#### What the exercise asks
Would you transcribe the whole listing exactly, minus its pictures?

#### Data section

+ + + +

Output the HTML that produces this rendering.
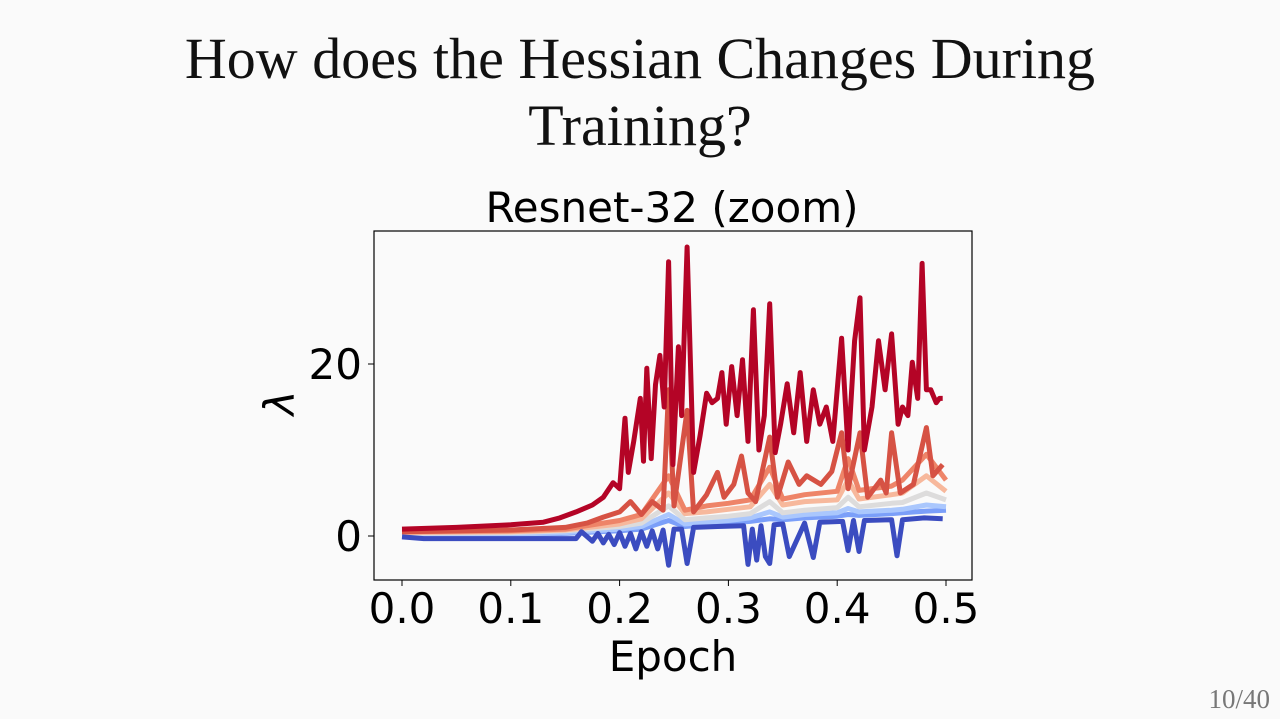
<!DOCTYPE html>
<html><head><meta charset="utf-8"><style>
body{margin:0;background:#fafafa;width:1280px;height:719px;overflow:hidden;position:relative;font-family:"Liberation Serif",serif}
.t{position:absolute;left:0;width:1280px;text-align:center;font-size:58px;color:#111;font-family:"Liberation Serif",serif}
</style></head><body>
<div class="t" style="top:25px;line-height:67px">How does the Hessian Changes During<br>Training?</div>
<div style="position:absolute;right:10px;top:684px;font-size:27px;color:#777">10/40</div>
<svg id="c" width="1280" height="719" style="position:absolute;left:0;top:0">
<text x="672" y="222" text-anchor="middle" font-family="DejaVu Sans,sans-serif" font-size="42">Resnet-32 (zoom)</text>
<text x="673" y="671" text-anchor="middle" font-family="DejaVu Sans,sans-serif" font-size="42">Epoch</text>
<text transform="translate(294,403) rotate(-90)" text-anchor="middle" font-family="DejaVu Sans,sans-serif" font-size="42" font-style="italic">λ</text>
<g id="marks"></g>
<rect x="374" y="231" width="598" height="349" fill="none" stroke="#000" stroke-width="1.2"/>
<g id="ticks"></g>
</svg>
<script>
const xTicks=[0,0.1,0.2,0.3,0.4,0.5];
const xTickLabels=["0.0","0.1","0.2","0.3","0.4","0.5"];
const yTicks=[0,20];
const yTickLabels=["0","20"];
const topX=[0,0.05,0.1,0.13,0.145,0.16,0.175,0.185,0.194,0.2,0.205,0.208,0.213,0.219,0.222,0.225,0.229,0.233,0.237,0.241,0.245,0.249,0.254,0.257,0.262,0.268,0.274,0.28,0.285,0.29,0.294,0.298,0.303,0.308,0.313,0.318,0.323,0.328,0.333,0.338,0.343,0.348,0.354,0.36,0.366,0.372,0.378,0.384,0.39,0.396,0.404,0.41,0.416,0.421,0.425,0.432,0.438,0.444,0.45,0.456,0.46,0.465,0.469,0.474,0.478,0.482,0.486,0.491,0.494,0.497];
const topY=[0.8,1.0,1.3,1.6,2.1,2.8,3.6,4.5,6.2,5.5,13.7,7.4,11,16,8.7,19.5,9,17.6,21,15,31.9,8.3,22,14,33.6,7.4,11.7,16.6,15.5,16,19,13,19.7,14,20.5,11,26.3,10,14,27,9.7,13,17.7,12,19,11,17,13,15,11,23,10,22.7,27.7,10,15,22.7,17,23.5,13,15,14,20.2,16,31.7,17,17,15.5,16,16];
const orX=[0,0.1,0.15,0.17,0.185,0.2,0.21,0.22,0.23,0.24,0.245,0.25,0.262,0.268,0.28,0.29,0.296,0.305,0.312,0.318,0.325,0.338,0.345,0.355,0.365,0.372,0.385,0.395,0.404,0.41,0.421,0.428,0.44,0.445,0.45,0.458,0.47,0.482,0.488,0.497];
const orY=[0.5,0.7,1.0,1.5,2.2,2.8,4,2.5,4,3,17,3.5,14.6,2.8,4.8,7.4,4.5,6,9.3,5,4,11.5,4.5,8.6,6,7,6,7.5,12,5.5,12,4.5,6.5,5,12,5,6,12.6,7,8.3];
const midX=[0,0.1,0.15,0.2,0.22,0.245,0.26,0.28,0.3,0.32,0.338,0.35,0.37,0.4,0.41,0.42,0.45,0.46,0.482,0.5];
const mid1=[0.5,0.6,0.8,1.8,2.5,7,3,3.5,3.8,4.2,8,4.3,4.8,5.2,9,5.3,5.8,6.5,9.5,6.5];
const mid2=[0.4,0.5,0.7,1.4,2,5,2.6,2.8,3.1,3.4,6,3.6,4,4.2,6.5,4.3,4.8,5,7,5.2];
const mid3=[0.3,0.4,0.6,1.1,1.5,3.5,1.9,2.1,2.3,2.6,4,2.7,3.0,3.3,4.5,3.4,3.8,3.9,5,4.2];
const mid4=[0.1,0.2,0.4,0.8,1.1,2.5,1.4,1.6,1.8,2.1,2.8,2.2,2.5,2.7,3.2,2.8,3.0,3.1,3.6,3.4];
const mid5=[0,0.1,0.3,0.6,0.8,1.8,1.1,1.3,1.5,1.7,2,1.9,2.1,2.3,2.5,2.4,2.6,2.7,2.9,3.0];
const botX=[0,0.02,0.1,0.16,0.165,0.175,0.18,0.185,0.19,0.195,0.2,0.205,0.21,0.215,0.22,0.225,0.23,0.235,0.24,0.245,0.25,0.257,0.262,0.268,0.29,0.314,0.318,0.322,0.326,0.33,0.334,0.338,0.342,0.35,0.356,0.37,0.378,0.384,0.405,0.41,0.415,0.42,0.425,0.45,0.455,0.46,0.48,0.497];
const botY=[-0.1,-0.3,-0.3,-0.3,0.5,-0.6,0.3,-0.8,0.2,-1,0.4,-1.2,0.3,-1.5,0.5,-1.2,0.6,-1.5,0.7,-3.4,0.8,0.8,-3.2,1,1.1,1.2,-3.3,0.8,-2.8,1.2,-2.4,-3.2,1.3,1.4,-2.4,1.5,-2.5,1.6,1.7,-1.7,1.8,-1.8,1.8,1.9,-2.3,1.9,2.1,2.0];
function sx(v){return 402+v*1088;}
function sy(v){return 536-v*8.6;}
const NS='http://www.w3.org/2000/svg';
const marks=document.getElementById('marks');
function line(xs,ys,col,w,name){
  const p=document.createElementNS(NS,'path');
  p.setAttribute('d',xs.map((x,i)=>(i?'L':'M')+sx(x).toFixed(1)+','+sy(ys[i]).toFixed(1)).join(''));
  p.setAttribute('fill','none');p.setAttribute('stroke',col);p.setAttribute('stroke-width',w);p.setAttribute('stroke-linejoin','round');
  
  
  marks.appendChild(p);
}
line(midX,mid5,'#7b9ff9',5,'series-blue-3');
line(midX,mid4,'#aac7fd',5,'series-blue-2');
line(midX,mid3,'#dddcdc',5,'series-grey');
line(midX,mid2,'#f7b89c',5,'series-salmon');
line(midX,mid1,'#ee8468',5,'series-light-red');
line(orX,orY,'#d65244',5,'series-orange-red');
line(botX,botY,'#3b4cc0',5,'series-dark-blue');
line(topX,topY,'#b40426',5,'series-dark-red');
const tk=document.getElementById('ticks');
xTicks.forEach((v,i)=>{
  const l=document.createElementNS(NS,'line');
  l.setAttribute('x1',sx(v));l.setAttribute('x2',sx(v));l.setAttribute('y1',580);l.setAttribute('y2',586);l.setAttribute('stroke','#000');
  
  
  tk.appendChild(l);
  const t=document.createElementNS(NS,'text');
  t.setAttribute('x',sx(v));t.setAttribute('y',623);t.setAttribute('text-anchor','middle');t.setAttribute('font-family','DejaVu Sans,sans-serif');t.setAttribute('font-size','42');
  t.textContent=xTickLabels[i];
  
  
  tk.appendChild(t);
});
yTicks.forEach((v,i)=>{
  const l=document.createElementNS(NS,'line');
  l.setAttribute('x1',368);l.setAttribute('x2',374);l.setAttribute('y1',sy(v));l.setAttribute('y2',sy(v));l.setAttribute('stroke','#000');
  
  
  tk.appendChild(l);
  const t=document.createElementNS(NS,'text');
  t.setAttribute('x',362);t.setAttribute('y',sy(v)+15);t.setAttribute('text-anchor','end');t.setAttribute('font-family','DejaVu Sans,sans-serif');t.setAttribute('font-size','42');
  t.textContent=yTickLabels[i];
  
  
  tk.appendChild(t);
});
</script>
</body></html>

+ + + +

#### Answer in full
Output the HTML that produces this rendering.
<!DOCTYPE html>
<html><head><meta charset="utf-8"><style>
body{margin:0;background:#fafafa;width:1280px;height:719px;overflow:hidden;position:relative;font-family:"Liberation Serif",serif}
.t{position:absolute;left:0;width:1280px;text-align:center;font-size:58px;color:#111;font-family:"Liberation Serif",serif}
</style></head><body>
<div class="t" style="top:25px;line-height:67px">How does the Hessian Changes During<br>Training?</div>
<div style="position:absolute;right:10px;top:684px;font-size:27px;color:#777">10/40</div>
<svg id="c" width="1280" height="719" style="position:absolute;left:0;top:0">
<text x="672" y="222" text-anchor="middle" font-family="DejaVu Sans,sans-serif" font-size="42">Resnet-32 (zoom)</text>
<text x="673" y="671" text-anchor="middle" font-family="DejaVu Sans,sans-serif" font-size="42">Epoch</text>
<text transform="translate(294,403) rotate(-90)" text-anchor="middle" font-family="DejaVu Sans,sans-serif" font-size="42" font-style="italic">λ</text>
<g id="marks"></g>
<rect x="374" y="231" width="598" height="349" fill="none" stroke="#000" stroke-width="1.2"/>
<g id="ticks"></g>
</svg>
<script>
const xTicks=[0,0.1,0.2,0.3,0.4,0.5];
const xTickLabels=["0.0","0.1","0.2","0.3","0.4","0.5"];
const yTicks=[0,20];
const yTickLabels=["0","20"];
const topX=[0,0.05,0.1,0.13,0.145,0.16,0.175,0.185,0.194,0.2,0.205,0.208,0.213,0.219,0.222,0.225,0.229,0.233,0.237,0.241,0.245,0.249,0.254,0.257,0.262,0.268,0.274,0.28,0.285,0.29,0.294,0.298,0.303,0.308,0.313,0.318,0.323,0.328,0.333,0.338,0.343,0.348,0.354,0.36,0.366,0.372,0.378,0.384,0.39,0.396,0.404,0.41,0.416,0.421,0.425,0.432,0.438,0.444,0.45,0.456,0.46,0.465,0.469,0.474,0.478,0.482,0.486,0.491,0.494,0.497];
const topY=[0.8,1.0,1.3,1.6,2.1,2.8,3.6,4.5,6.2,5.5,13.7,7.4,11,16,8.7,19.5,9,17.6,21,15,31.9,8.3,22,14,33.6,7.4,11.7,16.6,15.5,16,19,13,19.7,14,20.5,11,26.3,10,14,27,9.7,13,17.7,12,19,11,17,13,15,11,23,10,22.7,27.7,10,15,22.7,17,23.5,13,15,14,20.2,16,31.7,17,17,15.5,16,16];
const orX=[0,0.1,0.15,0.17,0.185,0.2,0.21,0.22,0.23,0.24,0.245,0.25,0.262,0.268,0.28,0.29,0.296,0.305,0.312,0.318,0.325,0.338,0.345,0.355,0.365,0.372,0.385,0.395,0.404,0.41,0.421,0.428,0.44,0.445,0.45,0.458,0.47,0.482,0.488,0.497];
const orY=[0.5,0.7,1.0,1.5,2.2,2.8,4,2.5,4,3,17,3.5,14.6,2.8,4.8,7.4,4.5,6,9.3,5,4,11.5,4.5,8.6,6,7,6,7.5,12,5.5,12,4.5,6.5,5,12,5,6,12.6,7,8.3];
const midX=[0,0.1,0.15,0.2,0.22,0.245,0.26,0.28,0.3,0.32,0.338,0.35,0.37,0.4,0.41,0.42,0.45,0.46,0.482,0.5];
const mid1=[0.5,0.6,0.8,1.8,2.5,7,3,3.5,3.8,4.2,8,4.3,4.8,5.2,9,5.3,5.8,6.5,9.5,6.5];
const mid2=[0.4,0.5,0.7,1.4,2,5,2.6,2.8,3.1,3.4,6,3.6,4,4.2,6.5,4.3,4.8,5,7,5.2];
const mid3=[0.3,0.4,0.6,1.1,1.5,3.5,1.9,2.1,2.3,2.6,4,2.7,3.0,3.3,4.5,3.4,3.8,3.9,5,4.2];
const mid4=[0.1,0.2,0.4,0.8,1.1,2.5,1.4,1.6,1.8,2.1,2.8,2.2,2.5,2.7,3.2,2.8,3.0,3.1,3.6,3.4];
const mid5=[0,0.1,0.3,0.6,0.8,1.8,1.1,1.3,1.5,1.7,2,1.9,2.1,2.3,2.5,2.4,2.6,2.7,2.9,3.0];
const botX=[0,0.02,0.1,0.16,0.165,0.175,0.18,0.185,0.19,0.195,0.2,0.205,0.21,0.215,0.22,0.225,0.23,0.235,0.24,0.245,0.25,0.257,0.262,0.268,0.29,0.314,0.318,0.322,0.326,0.33,0.334,0.338,0.342,0.35,0.356,0.37,0.378,0.384,0.405,0.41,0.415,0.42,0.425,0.45,0.455,0.46,0.48,0.497];
const botY=[-0.1,-0.3,-0.3,-0.3,0.5,-0.6,0.3,-0.8,0.2,-1,0.4,-1.2,0.3,-1.5,0.5,-1.2,0.6,-1.5,0.7,-3.4,0.8,0.8,-3.2,1,1.1,1.2,-3.3,0.8,-2.8,1.2,-2.4,-3.2,1.3,1.4,-2.4,1.5,-2.5,1.6,1.7,-1.7,1.8,-1.8,1.8,1.9,-2.3,1.9,2.1,2.0];
function sx(v){return 402+v*1088;}
function sy(v){return 536-v*8.6;}
const NS='http://www.w3.org/2000/svg';
const marks=document.getElementById('marks');
function line(xs,ys,col,w,name){
  const p=document.createElementNS(NS,'path');
  p.setAttribute('d',xs.map((x,i)=>(i?'L':'M')+sx(x).toFixed(1)+','+sy(ys[i]).toFixed(1)).join(''));
  p.setAttribute('fill','none');p.setAttribute('stroke',col);p.setAttribute('stroke-width',w);p.setAttribute('stroke-linejoin','round');
  
  
  marks.appendChild(p);
}
line(midX,mid5,'#7b9ff9',5,'series-blue-3');
line(midX,mid4,'#aac7fd',5,'series-blue-2');
line(midX,mid3,'#dddcdc',5,'series-grey');
line(midX,mid2,'#f7b89c',5,'series-salmon');
line(midX,mid1,'#ee8468',5,'series-light-red');
line(orX,orY,'#d65244',5,'series-orange-red');
line(botX,botY,'#3b4cc0',5,'series-dark-blue');
line(topX,topY,'#b40426',5,'series-dark-red');
const tk=document.getElementById('ticks');
xTicks.forEach((v,i)=>{
  const l=document.createElementNS(NS,'line');
  l.setAttribute('x1',sx(v));l.setAttribute('x2',sx(v));l.setAttribute('y1',580);l.setAttribute('y2',586);l.setAttribute('stroke','#000');
  
  
  tk.appendChild(l);
  const t=document.createElementNS(NS,'text');
  t.setAttribute('x',sx(v));t.setAttribute('y',623);t.setAttribute('text-anchor','middle');t.setAttribute('font-family','DejaVu Sans,sans-serif');t.setAttribute('font-size','42');
  t.textContent=xTickLabels[i];
  
  
  tk.appendChild(t);
});
yTicks.forEach((v,i)=>{
  const l=document.createElementNS(NS,'line');
  l.setAttribute('x1',368);l.setAttribute('x2',374);l.setAttribute('y1',sy(v));l.setAttribute('y2',sy(v));l.setAttribute('stroke','#000');
  
  
  tk.appendChild(l);
  const t=document.createElementNS(NS,'text');
  t.setAttribute('x',362);t.setAttribute('y',sy(v)+15);t.setAttribute('text-anchor','end');t.setAttribute('font-family','DejaVu Sans,sans-serif');t.setAttribute('font-size','42');
  t.textContent=yTickLabels[i];
  
  
  tk.appendChild(t);
});
</script>
</body></html>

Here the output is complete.